The US-Sweden tech pact signed on May 22, 2026 gives Washington and Stockholm a formal framework to work together on artificial intelligence, advanced connectivity, quantum technology, energy, manufacturing, space, defense innovation and research security. For Berrit Media readers, the significance is not only diplomatic. The agreement turns strategic technology alignment into a more concrete commercial agenda around standards, market access, exports, industrial partnerships and supply-chain resilience.
The memorandum of understanding was signed in Helsingborg by U.S. Secretary of State Marco Rubio and Swedish Foreign Minister Maria Malmer Stenergard. The White House said the non-binding agreement is designed to support the next generation of AI and global connectivity, while Sweden’s government said it should improve access to cutting-edge technology, widen market penetration and deepen cooperation with industry, research and innovation actors.
That combination makes the story more than another broad statement of intent. The text sets out specific workstreams, names strategic technologies and links them to business outcomes that matter to telecom groups, industrial companies, energy developers, defense suppliers, research institutions and policymakers trying to build trusted supply chains outside higher-risk dependencies.

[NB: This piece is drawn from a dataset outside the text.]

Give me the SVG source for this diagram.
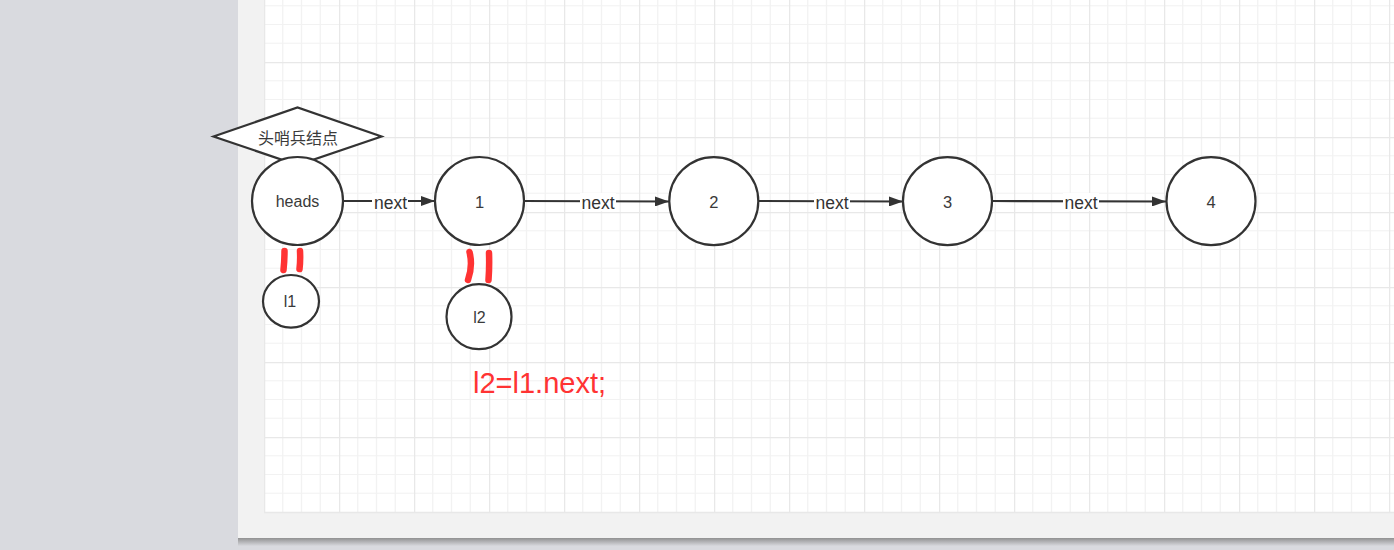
<svg xmlns="http://www.w3.org/2000/svg" width="1394" height="550" viewBox="0 0 1394 550">
<style>
.node{fill:#fff;stroke:#333;stroke-width:2.2}
.lbl{font-family:"Liberation Sans","Noto Sans CJK SC",sans-serif;fill:#3a3a3a;text-anchor:middle}
.edge{stroke:#333;stroke-width:2.2;fill:none}
.elbl{font-family:"Liberation Sans",sans-serif;font-size:17.5px;fill:#333;text-anchor:middle}
.mark{stroke:#ff3333;stroke-width:6.5;stroke-linecap:round;fill:none}
</style>
<defs>
<pattern id="grid" x="264" y="-13" width="75" height="75" patternUnits="userSpaceOnUse">
<rect width="75" height="75" fill="#fff"/>
<path d="M18.75 0V75M37.5 0V75M56.25 0V75M0 18.75H75M0 37.5H75M0 56.25H75" stroke="#f2f2f2" stroke-width="1.2"/>
<path d="M0.5 0V75M0 0.5H75" stroke="#e8e8e8" stroke-width="1.5"/>
</pattern>
<linearGradient id="shadow" x1="0" y1="0" x2="0" y2="1">
<stop offset="0" stop-color="#888"/>
<stop offset="1" stop-color="#d8d9de"/>
</linearGradient>
<marker id="arrow" viewBox="0 0 14 10" refX="14" refY="5" markerWidth="14" markerHeight="10" markerUnits="userSpaceOnUse" orient="auto">
<path d="M0 0L14 5L0 10Z" fill="#333"/>
</marker>
</defs>
<rect x="0" y="0" width="1394" height="550" fill="#d9dadf"/>
<rect x="238" y="537" width="1156" height="9" fill="url(#shadow)"/>
<rect x="238" y="0" width="1156" height="538" fill="#f2f2f2"/>
<rect x="264" y="0" width="1130" height="512" fill="url(#grid)"/>
<path d="M264 512.5H1394" stroke="#e8e8e8" stroke-width="1.5"/>

<g id="connectors">
<line class="edge" x1="343" y1="201" x2="435" y2="201" marker-end="url(#arrow)"/>
<line class="edge" x1="524" y1="201" x2="669" y2="201.5" marker-end="url(#arrow)"/>
<line class="edge" x1="758" y1="201" x2="903" y2="201.5" marker-end="url(#arrow)"/>
<line class="edge" x1="992" y1="201" x2="1166" y2="201.5" marker-end="url(#arrow)"/>
<rect x="372" y="193" width="36" height="18" fill="#fff"/>
<text class="elbl" x="390.5" y="209">next</text>
<rect x="580" y="193" width="36" height="18" fill="#fff"/>
<text class="elbl" x="598" y="209">next</text>
<rect x="814" y="193" width="36" height="18" fill="#fff"/>
<text class="elbl" x="832" y="209">next</text>
<rect x="1063" y="193" width="36" height="18" fill="#fff"/>
<text class="elbl" x="1081" y="209">next</text>
</g>

<g id="sentinel">
<polygon class="node" points="213.5,136.5 297.5,107.5 381.5,136.5 297.5,165"/>
<text class="lbl" x="298" y="143.5" font-size="16">头哨兵结点</text>
</g>
<g id="heads">
<ellipse class="node" cx="297.5" cy="201" rx="45.5" ry="44"/>
<text class="lbl" x="297.5" y="207" font-size="16">heads</text>
</g>
<g id="n1">
<ellipse class="node" cx="479.5" cy="201" rx="44.5" ry="44"/>
<text class="lbl" x="479.5" y="207.5" font-size="16.5">1</text>
</g>
<g id="n2">
<ellipse class="node" cx="713.8" cy="201.2" rx="44.5" ry="44"/>
<text class="lbl" x="713.8" y="207.5" font-size="16.5">2</text>
</g>
<g id="n3">
<ellipse class="node" cx="947.5" cy="201.2" rx="44.5" ry="44"/>
<text class="lbl" x="947.5" y="207.5" font-size="16.5">3</text>
</g>
<g id="n4">
<ellipse class="node" cx="1211" cy="201.2" rx="44.5" ry="44"/>
<text class="lbl" x="1211" y="207.5" font-size="16.5">4</text>
</g>
<g id="l1">
<ellipse class="node" cx="291" cy="301.3" rx="28" ry="26.3"/>
<text class="lbl" x="290" y="307" font-size="16">l1</text>
</g>
<g id="l2">
<ellipse class="node" cx="479" cy="316.7" rx="32.5" ry="32.5"/>
<text class="lbl" x="479.5" y="322.5" font-size="16">l2</text>
</g>

<g id="marks">
<path class="mark" d="M284.5 251Q284.5 261 283.5 270"/>
<path class="mark" d="M300 251Q300.5 261 299.5 269"/>
<path class="mark" d="M469.5 252Q473 266 468 280"/>
<path class="mark" d="M489 253Q489.5 267 488.5 280"/>
</g>
<text x="473" y="393" font-family="'Liberation Sans',sans-serif" font-size="29" fill="#ff3333">l2=l1.next;</text>
</svg>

Why the Tech Pact Matters Now
The timing of the agreement matters because it arrives as the United States continues to build a network of technology partnerships with allies around AI, semiconductors, communications and critical infrastructure. Sweden is not just a diplomatic partner in that effort. It is home to globally relevant industrial and telecom capabilities, especially in wireless infrastructure, advanced engineering and research.
The White House text makes clear that this tech pact is meant to strengthen competitiveness as well as security. That framing is important. It suggests Washington is not limiting these arrangements to defensive screening or export controls. It is also trying to shape who builds the next wave of trusted digital and industrial systems, and where those systems are financed, tested and adopted.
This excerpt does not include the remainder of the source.